*INFORMATION SHOWN*.
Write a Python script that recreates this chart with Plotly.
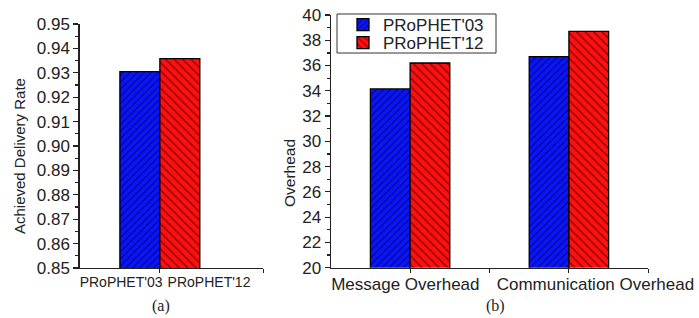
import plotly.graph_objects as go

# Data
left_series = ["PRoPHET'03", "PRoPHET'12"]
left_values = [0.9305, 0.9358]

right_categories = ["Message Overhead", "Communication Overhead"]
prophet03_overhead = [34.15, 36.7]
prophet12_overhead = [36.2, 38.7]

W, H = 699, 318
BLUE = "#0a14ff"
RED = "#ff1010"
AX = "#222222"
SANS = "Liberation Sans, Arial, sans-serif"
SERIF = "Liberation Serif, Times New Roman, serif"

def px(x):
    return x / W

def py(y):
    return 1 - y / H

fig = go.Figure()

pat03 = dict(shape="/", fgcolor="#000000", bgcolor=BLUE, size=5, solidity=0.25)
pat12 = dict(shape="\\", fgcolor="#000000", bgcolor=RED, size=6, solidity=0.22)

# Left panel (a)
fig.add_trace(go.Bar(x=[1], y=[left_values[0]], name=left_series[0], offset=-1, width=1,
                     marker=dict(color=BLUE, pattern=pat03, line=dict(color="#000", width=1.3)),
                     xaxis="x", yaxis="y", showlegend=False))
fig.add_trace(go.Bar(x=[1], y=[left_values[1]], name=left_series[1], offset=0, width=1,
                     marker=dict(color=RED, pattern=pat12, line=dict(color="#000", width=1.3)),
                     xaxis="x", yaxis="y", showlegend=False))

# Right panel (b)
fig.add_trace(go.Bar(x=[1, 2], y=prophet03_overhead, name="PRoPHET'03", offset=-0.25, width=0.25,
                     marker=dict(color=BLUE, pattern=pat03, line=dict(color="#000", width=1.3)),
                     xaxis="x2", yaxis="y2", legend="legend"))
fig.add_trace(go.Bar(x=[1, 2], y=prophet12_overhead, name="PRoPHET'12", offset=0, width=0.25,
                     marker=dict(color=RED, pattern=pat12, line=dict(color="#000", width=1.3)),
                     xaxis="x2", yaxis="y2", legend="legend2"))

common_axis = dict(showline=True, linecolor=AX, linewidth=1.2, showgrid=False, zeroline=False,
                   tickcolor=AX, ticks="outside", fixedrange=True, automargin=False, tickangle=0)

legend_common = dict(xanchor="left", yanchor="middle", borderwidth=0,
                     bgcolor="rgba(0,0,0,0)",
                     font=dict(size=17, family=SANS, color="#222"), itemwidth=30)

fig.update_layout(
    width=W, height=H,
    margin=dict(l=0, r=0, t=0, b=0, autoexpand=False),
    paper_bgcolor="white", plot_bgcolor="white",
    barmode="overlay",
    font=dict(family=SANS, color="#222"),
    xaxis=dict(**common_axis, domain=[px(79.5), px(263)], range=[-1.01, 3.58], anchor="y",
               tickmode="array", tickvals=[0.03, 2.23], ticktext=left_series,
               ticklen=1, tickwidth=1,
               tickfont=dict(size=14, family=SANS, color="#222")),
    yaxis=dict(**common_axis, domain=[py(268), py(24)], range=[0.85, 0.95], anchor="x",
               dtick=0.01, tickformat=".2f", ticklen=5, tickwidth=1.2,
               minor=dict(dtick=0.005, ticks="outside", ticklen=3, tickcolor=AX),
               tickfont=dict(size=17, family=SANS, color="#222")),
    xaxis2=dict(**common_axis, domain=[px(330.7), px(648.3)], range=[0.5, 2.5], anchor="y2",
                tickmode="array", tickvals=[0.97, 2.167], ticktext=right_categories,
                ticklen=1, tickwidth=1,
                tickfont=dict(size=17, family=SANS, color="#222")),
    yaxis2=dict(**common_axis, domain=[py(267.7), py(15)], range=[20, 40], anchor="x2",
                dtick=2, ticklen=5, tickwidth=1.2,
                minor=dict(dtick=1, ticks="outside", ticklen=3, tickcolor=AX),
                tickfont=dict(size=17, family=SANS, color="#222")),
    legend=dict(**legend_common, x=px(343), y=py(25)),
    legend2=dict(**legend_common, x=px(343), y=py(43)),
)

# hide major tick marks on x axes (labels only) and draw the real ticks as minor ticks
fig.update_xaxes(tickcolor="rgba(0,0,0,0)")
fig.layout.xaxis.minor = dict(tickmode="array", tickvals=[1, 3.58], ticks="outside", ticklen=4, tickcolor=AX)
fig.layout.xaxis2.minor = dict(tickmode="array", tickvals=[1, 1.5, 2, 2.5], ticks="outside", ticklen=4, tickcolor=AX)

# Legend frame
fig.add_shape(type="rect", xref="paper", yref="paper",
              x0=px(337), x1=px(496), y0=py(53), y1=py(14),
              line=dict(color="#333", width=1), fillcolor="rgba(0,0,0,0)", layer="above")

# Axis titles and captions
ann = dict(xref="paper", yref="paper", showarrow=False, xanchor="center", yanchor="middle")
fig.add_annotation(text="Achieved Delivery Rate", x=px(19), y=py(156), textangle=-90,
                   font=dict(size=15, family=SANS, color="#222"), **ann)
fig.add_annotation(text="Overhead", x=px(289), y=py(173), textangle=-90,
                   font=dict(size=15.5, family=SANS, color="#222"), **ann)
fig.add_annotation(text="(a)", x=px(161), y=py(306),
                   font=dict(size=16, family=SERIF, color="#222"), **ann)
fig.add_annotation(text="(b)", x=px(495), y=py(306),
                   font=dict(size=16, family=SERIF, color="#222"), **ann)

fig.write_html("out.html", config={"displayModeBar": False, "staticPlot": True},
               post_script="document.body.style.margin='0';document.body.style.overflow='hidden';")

*DESCRIPTION OF THE TASK*. Output exactly the span of lines from the top of the listing through the line holding "left_values = [0.9305, 0.9358]", and leave every picture out.

*EXERCISE RESULT*.
Write a Python script that recreates this chart with Plotly.
import plotly.graph_objects as go

# Data
left_series = ["PRoPHET'03", "PRoPHET'12"]
left_values = [0.9305, 0.9358]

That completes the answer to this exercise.